Disputing a federal law that requires "exporters" of encryption to be
licensed, attorneys for Cleveland law professor Peter
Junger argued in court today that he has a constitutional right to
teach foreign and local students about the data security technology by
posting material on his Web site.
The U.S. District Court of Eastern Ohio today heard oral
arguments for an hour and a half in Junger's case against the Commerce Department, which enforces the
federal export restrictions on strong encryption. The technology scrambles
digital communication, making it impossible to understand unless the
recipient has a personal key to unlock the data.
Attorney Ray Vasvari on crypto as protected speech
Encryption is considered a potential weapon under federal law;
subsequently, a license is required to export strong encryption products.
But Junger is a professor at Case
Western Reserve University, and not an
arms dealer, his attorneys contended. Pointing to a federal ruling in San
Francisco last year, Junger's counsel held that software code is a form of
speech and therefore is protected by the First Amendment.

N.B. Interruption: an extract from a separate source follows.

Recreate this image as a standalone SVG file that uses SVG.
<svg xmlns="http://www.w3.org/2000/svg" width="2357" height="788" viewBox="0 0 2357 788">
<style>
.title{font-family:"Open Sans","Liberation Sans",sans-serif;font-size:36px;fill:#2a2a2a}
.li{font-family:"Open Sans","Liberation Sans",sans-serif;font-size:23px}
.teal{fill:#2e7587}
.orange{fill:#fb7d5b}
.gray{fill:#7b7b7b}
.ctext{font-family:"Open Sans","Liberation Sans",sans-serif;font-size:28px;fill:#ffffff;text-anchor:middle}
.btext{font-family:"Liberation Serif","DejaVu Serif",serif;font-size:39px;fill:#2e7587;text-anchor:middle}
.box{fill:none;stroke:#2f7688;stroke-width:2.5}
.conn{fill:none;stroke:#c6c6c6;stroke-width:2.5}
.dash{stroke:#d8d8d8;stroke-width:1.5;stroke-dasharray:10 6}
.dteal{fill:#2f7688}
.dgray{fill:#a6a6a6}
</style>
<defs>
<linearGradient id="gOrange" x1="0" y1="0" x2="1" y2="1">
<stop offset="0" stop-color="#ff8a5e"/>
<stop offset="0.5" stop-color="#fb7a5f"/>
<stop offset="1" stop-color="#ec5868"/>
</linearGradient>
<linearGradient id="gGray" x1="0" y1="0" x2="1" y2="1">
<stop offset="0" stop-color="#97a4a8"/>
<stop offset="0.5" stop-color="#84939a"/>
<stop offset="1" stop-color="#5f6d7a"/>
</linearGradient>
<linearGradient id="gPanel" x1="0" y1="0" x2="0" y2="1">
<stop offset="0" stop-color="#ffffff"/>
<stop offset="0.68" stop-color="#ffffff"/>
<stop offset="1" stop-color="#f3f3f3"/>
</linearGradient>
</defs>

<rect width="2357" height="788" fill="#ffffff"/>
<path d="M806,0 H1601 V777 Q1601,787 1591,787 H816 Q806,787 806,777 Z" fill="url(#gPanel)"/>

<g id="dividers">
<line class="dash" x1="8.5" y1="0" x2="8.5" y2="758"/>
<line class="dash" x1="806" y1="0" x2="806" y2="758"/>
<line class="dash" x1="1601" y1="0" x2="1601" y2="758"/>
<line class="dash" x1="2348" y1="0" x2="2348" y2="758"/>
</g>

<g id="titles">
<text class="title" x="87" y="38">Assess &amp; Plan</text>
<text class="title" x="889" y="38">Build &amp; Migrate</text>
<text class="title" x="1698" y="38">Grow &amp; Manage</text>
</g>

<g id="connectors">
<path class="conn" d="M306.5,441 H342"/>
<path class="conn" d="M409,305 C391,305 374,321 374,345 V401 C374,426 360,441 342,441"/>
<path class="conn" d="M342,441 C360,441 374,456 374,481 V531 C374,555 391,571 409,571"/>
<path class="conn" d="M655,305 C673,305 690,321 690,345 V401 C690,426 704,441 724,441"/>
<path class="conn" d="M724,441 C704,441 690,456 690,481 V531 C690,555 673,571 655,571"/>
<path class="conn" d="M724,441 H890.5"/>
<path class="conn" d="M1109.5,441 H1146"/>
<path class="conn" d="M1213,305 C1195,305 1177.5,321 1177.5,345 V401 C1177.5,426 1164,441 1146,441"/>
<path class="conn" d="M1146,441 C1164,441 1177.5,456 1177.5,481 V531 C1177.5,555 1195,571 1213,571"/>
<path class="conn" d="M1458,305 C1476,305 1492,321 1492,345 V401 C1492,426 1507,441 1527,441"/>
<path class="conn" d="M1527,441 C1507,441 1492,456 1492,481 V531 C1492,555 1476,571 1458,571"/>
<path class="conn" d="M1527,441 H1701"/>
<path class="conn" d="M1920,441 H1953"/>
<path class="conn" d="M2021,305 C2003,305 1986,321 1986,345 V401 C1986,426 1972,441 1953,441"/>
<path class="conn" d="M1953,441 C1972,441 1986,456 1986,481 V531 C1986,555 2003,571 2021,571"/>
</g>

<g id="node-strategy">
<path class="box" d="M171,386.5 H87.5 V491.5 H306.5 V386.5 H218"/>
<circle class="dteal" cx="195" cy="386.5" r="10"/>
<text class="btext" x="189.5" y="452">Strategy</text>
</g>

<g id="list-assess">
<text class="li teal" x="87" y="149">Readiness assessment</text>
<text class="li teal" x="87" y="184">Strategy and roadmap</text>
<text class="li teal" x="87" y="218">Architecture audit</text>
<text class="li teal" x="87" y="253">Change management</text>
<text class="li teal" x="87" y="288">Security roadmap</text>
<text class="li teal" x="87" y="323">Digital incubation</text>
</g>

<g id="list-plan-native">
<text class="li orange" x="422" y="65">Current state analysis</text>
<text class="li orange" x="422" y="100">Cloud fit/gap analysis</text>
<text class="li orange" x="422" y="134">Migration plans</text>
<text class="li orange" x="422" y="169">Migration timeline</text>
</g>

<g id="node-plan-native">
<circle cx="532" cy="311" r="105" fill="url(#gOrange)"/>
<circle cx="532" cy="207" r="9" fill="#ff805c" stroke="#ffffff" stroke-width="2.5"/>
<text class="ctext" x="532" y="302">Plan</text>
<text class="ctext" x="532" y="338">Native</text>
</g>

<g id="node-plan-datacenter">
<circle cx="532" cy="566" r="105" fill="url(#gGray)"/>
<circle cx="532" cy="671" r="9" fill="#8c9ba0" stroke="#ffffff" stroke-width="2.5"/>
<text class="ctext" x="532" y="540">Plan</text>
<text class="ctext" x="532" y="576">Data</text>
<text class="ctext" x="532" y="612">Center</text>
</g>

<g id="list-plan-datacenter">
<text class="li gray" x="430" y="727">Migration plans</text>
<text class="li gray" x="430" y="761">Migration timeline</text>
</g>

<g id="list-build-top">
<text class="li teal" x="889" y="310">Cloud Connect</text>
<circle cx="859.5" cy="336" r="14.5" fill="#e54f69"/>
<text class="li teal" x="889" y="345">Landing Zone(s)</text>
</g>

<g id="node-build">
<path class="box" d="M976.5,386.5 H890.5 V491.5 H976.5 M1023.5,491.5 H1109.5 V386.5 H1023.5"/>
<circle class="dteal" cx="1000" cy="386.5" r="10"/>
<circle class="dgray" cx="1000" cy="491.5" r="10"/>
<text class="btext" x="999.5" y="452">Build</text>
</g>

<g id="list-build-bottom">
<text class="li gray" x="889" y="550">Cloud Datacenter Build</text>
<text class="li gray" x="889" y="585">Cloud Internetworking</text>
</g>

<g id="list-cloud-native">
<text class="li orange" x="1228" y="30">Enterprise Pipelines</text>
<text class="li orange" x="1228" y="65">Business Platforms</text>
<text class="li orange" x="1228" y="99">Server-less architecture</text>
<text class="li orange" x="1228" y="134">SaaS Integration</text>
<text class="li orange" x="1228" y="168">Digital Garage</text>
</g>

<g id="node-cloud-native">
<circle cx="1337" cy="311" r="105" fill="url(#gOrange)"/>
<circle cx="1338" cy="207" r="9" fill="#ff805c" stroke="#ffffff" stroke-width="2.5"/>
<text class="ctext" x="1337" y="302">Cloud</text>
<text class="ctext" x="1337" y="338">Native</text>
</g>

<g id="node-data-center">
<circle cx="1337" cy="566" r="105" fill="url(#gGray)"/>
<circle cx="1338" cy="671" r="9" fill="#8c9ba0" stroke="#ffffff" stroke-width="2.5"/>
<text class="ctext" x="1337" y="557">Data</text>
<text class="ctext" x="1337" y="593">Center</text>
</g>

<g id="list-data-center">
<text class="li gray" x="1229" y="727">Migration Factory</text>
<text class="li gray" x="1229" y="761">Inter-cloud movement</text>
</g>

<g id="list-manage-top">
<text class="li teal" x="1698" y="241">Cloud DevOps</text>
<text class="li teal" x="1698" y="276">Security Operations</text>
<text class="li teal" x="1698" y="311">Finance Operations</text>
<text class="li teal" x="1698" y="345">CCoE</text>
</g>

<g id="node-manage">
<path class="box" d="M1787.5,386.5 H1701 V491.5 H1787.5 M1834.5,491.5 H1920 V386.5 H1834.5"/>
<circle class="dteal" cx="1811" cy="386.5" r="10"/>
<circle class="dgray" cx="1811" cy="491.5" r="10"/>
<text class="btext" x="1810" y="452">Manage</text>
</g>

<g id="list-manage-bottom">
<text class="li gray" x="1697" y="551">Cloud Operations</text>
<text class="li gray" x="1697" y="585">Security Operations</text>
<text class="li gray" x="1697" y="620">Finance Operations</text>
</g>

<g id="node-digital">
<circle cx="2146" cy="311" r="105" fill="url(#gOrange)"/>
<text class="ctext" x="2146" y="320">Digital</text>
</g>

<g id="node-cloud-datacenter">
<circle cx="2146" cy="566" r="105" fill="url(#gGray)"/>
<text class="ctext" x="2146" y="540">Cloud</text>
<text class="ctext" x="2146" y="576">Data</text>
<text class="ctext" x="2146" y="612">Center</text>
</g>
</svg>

"We're looking for an invalidation of the regulations that prohibit our
client, Professor Junger, from posting his particular Web page, which contains
content that the government is calling encryption software," Raymond
Vasvari, cocounsel to Junger, said today.
"He is capable of distributing three lines of encryption code in a
hard copy of his course book," Vasvari added, "[but] he's not capable without a
license from the Commerce Department to distribute it on the Web. If he
were to do it without a license he could face severe civil penalties."

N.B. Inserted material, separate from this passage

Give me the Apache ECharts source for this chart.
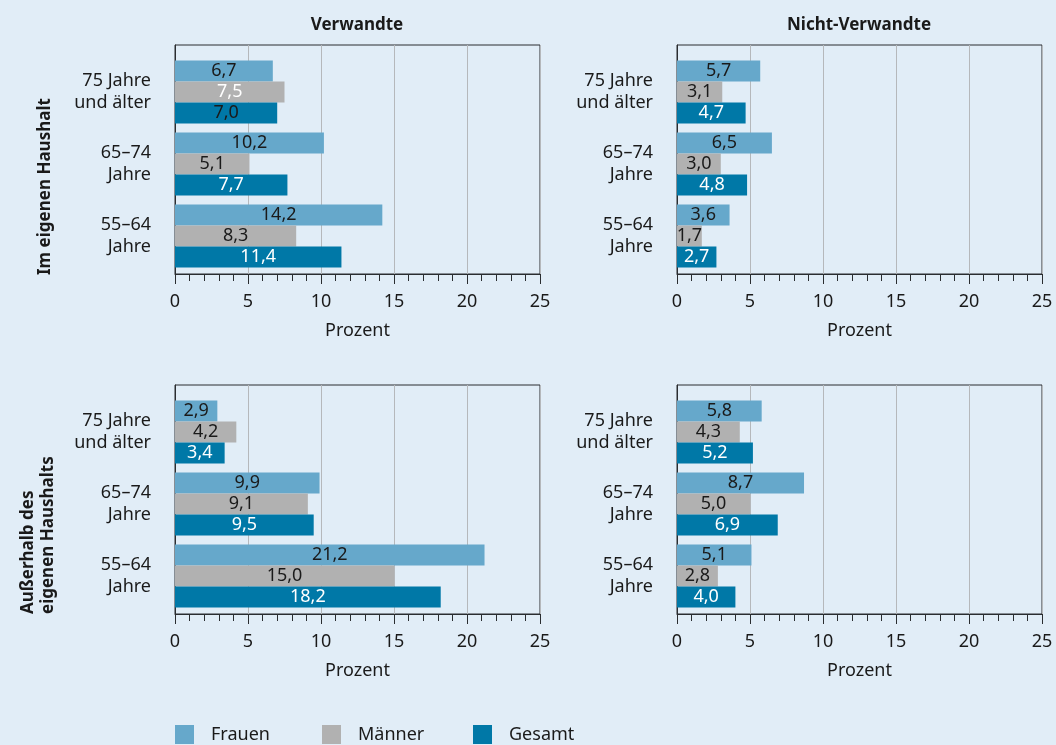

Overall, the professor has filed three applications with Commerce asking
for clarification on his ability to post 13 items, including a chapter of
his course book, copies of
the internationally available product Pretty
Good Privacy, or three lines of the RSA
algorithm, for example.
Junger first challenged the law in 1996, when he was told that an export
license would be necessary to post his "Computers and the Law" class online,
which would link to certain encryption products. A string of legal hoops
and changes in jurisdiction over the case led him to refile the case last
fall. After the oral arguments today, attorneys expect a decision within a
few months, which no doubt will be appealed.
The government argued today that encryption is not a form of speech. An
attorney for the Justice Department said
all the government is trying to do is regulate the function of the
software.
Law enforcement officials contend that if encryption falls into the wrong
hands it can be used by high-tech criminals to cover their tracks. But
those who want the export limits overturned counter that encryption
already is widely available around the world, where it can be shipped
without a license.
Junger is fighting the law because he says it stifles his academic freedom.
"If the government can restrict the writing and publication of encryption
programs because they are useful--and that is basically what the government
is claiming--without regard to the authors' and publishers' constitutional
rights under the First Amendment, then, by the same reasoning, it could
forbid the publication of any computer program that earns the disfavor of
the authorities," Junger said in a statement today.
In a similar case filed by University of
Illinois math professor Daniel Bernstein, a federal judge in San
Francisco ruled in favor of the educator, stating that authors of any
software are protected by the First Amendment and should not be stifled by
the encryption export regulations.
In August, U.S. District Judge Marilyn Hall Patel issued the landmark
decision calling software a "language." She issued an injunction allowing
Bernstein to post online the code of an encryption program he wrote.
But the injunction hasn't gone into effect because the Justice Department appealed the ruling.